**Dataset content:**
---+---
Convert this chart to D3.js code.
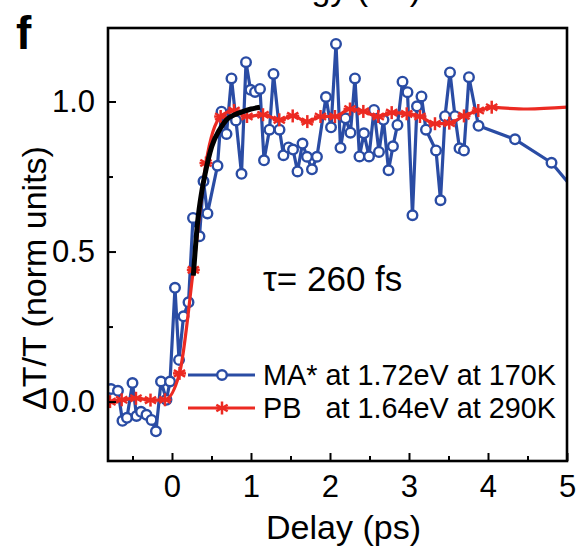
<!DOCTYPE html>
<html><head><meta charset="utf-8">
<script src="https://cdn.jsdelivr.net/npm/d3@7"></script>
<style>body{margin:0;background:#fff}svg{display:block}text{font-family:"Liberation Sans",Arial,sans-serif}</style>
</head><body>
<svg id="c" width="578" height="548"></svg>
<script>
// MA* at 1.72 eV, 170 K (blue, open circles)
const maDelay = [-0.772,-0.684,-0.627,-0.570,-0.500,-0.449,-0.392,-0.323,-0.259,-0.203,-0.139,-0.070,-0.025,
 0.038,0.089,0.146,0.209,0.266,0.348,0.399,0.449,0.576,0.627,0.690,0.753,0.810,0.880,0.937,0.994,1.051,1.114,
 1.165,1.234,1.285,1.361,1.411,1.475,1.532,1.589,1.652,1.709,1.772,1.835,1.949,2.013,2.076,2.133,2.196,2.259,
 2.316,2.373,2.430,2.494,2.557,2.620,2.677,2.741,2.797,2.854,2.918,2.981,3.044,3.101,3.158,3.215,3.342,3.399,
 3.456,3.519,3.582,3.639,3.696,3.759,3.880,4.342,4.804,5.270];
const maValue = [0.042,0.036,-0.064,-0.054,0.062,-0.048,-0.034,-0.044,-0.061,-0.099,0.067,0.006,0.067,
 0.379,0.139,0.284,0.331,0.612,0.551,0.734,0.627,0.786,0.966,0.892,1.077,0.937,0.759,1.131,1.039,1.032,1.042,
 0.804,0.906,1.092,0.906,0.821,0.847,0.840,0.767,0.860,0.816,0.774,0.816,1.015,0.914,1.192,0.846,0.944,0.896,
 1.077,0.817,0.894,0.817,0.972,0.832,0.939,0.771,0.851,0.922,1.066,1.031,0.621,0.984,1.017,0.906,0.837,0.671,
 0.951,1.097,0.951,0.844,0.837,1.081,0.919,0.874,0.796,0.649];
// PB at 1.64 eV, 290 K (red, asterisks)
const pbDelay = [-0.785,-0.637,-0.456,-0.272,-0.089,0.095,0.270,0.430,0.616,0.785,0.949,1.152,1.358,1.528,1.713,
 1.880,2.063,2.253,2.422,2.611,2.781,2.971,3.139,3.329,3.510,3.696,3.877,4.047];
const pbValue = [0.000,0.006,0.011,0.005,0.006,0.094,0.439,0.795,0.950,0.970,0.950,0.956,0.939,0.952,0.933,
 0.950,0.950,0.975,0.967,0.950,0.963,0.959,0.950,0.926,0.928,0.952,0.970,0.981];
const pbTailDelay = [4.047,4.5,5.0];
const pbTailValue = [0.981,0.975,0.981];
// rise fit, tau = 260 fs (black)
const fitDelay = [0.270,0.325,0.377,0.420,0.503,0.600,0.693,0.800,0.903,1.000,1.114];
const fitValue = [0.420,0.600,0.700,0.760,0.850,0.905,0.940,0.957,0.967,0.975,0.981];

const xTicks = [0,1,2,3,4,5];
const xMinor = [-0.5,0.5,1.5,2.5,3.5,4.5];
const yTicks = [0,0.5,1.0];
const yMinor = [0.25,0.75];

const blue = "#2a4ca4", red = "#ec2a22";
const svg = d3.select("#c");
const L=108,R=567,T=28,B=461;
const x = d3.scaleLinear().domain([-0.81,5]).range([L,R]);
const y = d3.scaleLinear().domain([-0.198,1.245]).range([B,T]);

svg.append("clipPath").attr("id","clip").append("rect").attr("x",L).attr("y",T).attr("width",R-L).attr("height",B-T);

// cropped title from the panel above
svg.append("text").attr("x",421).attr("y",0).attr("text-anchor","end").attr("font-size",34).text("Energy (eV)");
svg.append("text").attr("x",16).attr("y",49).attr("font-size",46).attr("font-weight","bold").text("f");

const g = svg.append("g").attr("clip-path","url(#clip)");
const line = d3.line().x(d=>x(d[0])).y(d=>y(d[1]));
const ma = maDelay.map((d,i)=>[d,maValue[i]]);
const pb = pbDelay.map((d,i)=>[d,pbValue[i]]);
const pbTail = pbTailDelay.map((d,i)=>[d,pbTailValue[i]]);
const fit = fitDelay.map((d,i)=>[d,fitValue[i]]);

g.append("path").attr("d",line(ma)).attr("fill","none").attr("stroke",blue).attr("stroke-width",3.2).attr("stroke-linejoin","round");
g.selectAll("circle.ma").data(ma).join("circle").attr("cx",d=>x(d[0])).attr("cy",d=>y(d[1])).attr("r",4.8)
 .attr("fill","#fff").attr("stroke",blue).attr("stroke-width",2.4);

const pl = d3.line().x(d=>x(d[0])).y(d=>y(d[1])).curve(d3.curveMonotoneX);
g.append("path").attr("d",pl(pb)).attr("fill","none").attr("stroke",red).attr("stroke-width",3.2).attr("stroke-linejoin","round");
g.append("path").attr("d",pl(pbTail)).attr("fill","none").attr("stroke",red).attr("stroke-width",3.2);

function asterisk(sel,cx,cy,s){
  [90,30,150].forEach(deg=>{const r=deg*Math.PI/180;
    sel.append("line").attr("x1",cx-s*Math.cos(r)).attr("y1",cy-s*Math.sin(r)).attr("x2",cx+s*Math.cos(r)).attr("y2",cy+s*Math.sin(r))
    .attr("stroke",red).attr("stroke-width",2.5);});
  sel.append("line").attr("x1",cx-s).attr("y1",cy).attr("x2",cx+s).attr("y2",cy).attr("stroke",red).attr("stroke-width",2.5);
}
pb.forEach(d=>asterisk(g,x(d[0]),y(d[1]),6.5));

g.append("path").attr("d",pl(fit)).attr("fill","none").attr("stroke","#000").attr("stroke-width",5).attr("stroke-linecap","butt");

// frame
svg.append("rect").attr("x",L).attr("y",T).attr("width",R-L).attr("height",B-T).attr("fill","none").attr("stroke","#000").attr("stroke-width",2.6);

// axes
const xa = svg.append("g").attr("transform",`translate(0,${B})`)
  .call(d3.axisBottom(x).tickValues(xTicks).tickSize(-8).tickPadding(14).tickFormat(d3.format("d")));
xa.select(".domain").remove();
xa.selectAll(".tick line").attr("stroke-width",2);
xa.selectAll("text").attr("font-size",31).attr("fill","#000").attr("font-family","Liberation Sans, Arial, sans-serif");
const xm = svg.append("g").attr("transform",`translate(0,${B})`).call(d3.axisBottom(x).tickValues(xMinor).tickSize(-5).tickFormat(""));
xm.select(".domain").remove(); xm.selectAll(".tick line").attr("stroke-width",2);

const ya = svg.append("g").attr("transform",`translate(${L},0)`)
  .call(d3.axisLeft(y).tickValues(yTicks).tickSize(-8).tickPadding(13).tickFormat(d3.format(".1f")));
ya.select(".domain").remove();
ya.selectAll(".tick line").attr("stroke-width",2);
ya.selectAll("text").attr("font-size",31).attr("fill","#000").attr("font-family","Liberation Sans, Arial, sans-serif");
const ym = svg.append("g").attr("transform",`translate(${L},0)`).call(d3.axisLeft(y).tickValues(yMinor).tickSize(-5).tickFormat(""));
ym.select(".domain").remove(); ym.selectAll(".tick line").attr("stroke-width",2);

svg.append("text").attr("x",(L+R)/2+6).attr("y",539).attr("text-anchor","middle").attr("font-size",34).text("Delay (ps)");
svg.append("text").attr("transform","translate(46,278) rotate(-90)").attr("text-anchor","middle").attr("font-size",34).text("ΔT/T (norm units)");

svg.append("text").attr("x",263).attr("y",291).attr("font-size",35).text("τ= 260 fs");

// legend
const lg = svg.append("g");
lg.append("line").attr("x1",188).attr("x2",255).attr("y1",375).attr("y2",375).attr("stroke",blue).attr("stroke-width",3);
lg.append("circle").attr("cx",222).attr("cy",375).attr("r",4.8).attr("fill","#fff").attr("stroke",blue).attr("stroke-width",2.4);
lg.append("text").attr("x",263).attr("y",385).attr("font-size",28.8).text("MA* at 1.72eV at 170K");
lg.append("line").attr("x1",188).attr("x2",255).attr("y1",408).attr("y2",408).attr("stroke",red).attr("stroke-width",3);
asterisk(lg,222,408,6.5);
lg.append("text").attr("x",263).attr("y",418).attr("font-size",28.8).attr("xml:space","preserve").style("white-space","pre").text("PB   at 1.64eV at 290K");
</script>
</body></html>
---+---
**Set exercise:** Reproduce exactly the run of lines that opens the listing and closes with the line holding "const yMinor = [0.25,0.75];". Pictures are excluded.

**Response to the exercise:**
Convert this chart to D3.js code.
<!DOCTYPE html>
<html><head><meta charset="utf-8">
<script src="https://cdn.jsdelivr.net/npm/d3@7"></script>
<style>body{margin:0;background:#fff}svg{display:block}text{font-family:"Liberation Sans",Arial,sans-serif}</style>
</head><body>
<svg id="c" width="578" height="548"></svg>
<script>
// MA* at 1.72 eV, 170 K (blue, open circles)
const maDelay = [-0.772,-0.684,-0.627,-0.570,-0.500,-0.449,-0.392,-0.323,-0.259,-0.203,-0.139,-0.070,-0.025,
 0.038,0.089,0.146,0.209,0.266,0.348,0.399,0.449,0.576,0.627,0.690,0.753,0.810,0.880,0.937,0.994,1.051,1.114,
 1.165,1.234,1.285,1.361,1.411,1.475,1.532,1.589,1.652,1.709,1.772,1.835,1.949,2.013,2.076,2.133,2.196,2.259,
 2.316,2.373,2.430,2.494,2.557,2.620,2.677,2.741,2.797,2.854,2.918,2.981,3.044,3.101,3.158,3.215,3.342,3.399,
 3.456,3.519,3.582,3.639,3.696,3.759,3.880,4.342,4.804,5.270];
const maValue = [0.042,0.036,-0.064,-0.054,0.062,-0.048,-0.034,-0.044,-0.061,-0.099,0.067,0.006,0.067,
 0.379,0.139,0.284,0.331,0.612,0.551,0.734,0.627,0.786,0.966,0.892,1.077,0.937,0.759,1.131,1.039,1.032,1.042,
 0.804,0.906,1.092,0.906,0.821,0.847,0.840,0.767,0.860,0.816,0.774,0.816,1.015,0.914,1.192,0.846,0.944,0.896,
 1.077,0.817,0.894,0.817,0.972,0.832,0.939,0.771,0.851,0.922,1.066,1.031,0.621,0.984,1.017,0.906,0.837,0.671,
 0.951,1.097,0.951,0.844,0.837,1.081,0.919,0.874,0.796,0.649];
// PB at 1.64 eV, 290 K (red, asterisks)
const pbDelay = [-0.785,-0.637,-0.456,-0.272,-0.089,0.095,0.270,0.430,0.616,0.785,0.949,1.152,1.358,1.528,1.713,
 1.880,2.063,2.253,2.422,2.611,2.781,2.971,3.139,3.329,3.510,3.696,3.877,4.047];
const pbValue = [0.000,0.006,0.011,0.005,0.006,0.094,0.439,0.795,0.950,0.970,0.950,0.956,0.939,0.952,0.933,
 0.950,0.950,0.975,0.967,0.950,0.963,0.959,0.950,0.926,0.928,0.952,0.970,0.981];
const pbTailDelay = [4.047,4.5,5.0];
const pbTailValue = [0.981,0.975,0.981];
// rise fit, tau = 260 fs (black)
const fitDelay = [0.270,0.325,0.377,0.420,0.503,0.600,0.693,0.800,0.903,1.000,1.114];
const fitValue = [0.420,0.600,0.700,0.760,0.850,0.905,0.940,0.957,0.967,0.975,0.981];

const xTicks = [0,1,2,3,4,5];
const xMinor = [-0.5,0.5,1.5,2.5,3.5,4.5];
const yTicks = [0,0.5,1.0];
const yMinor = [0.25,0.75];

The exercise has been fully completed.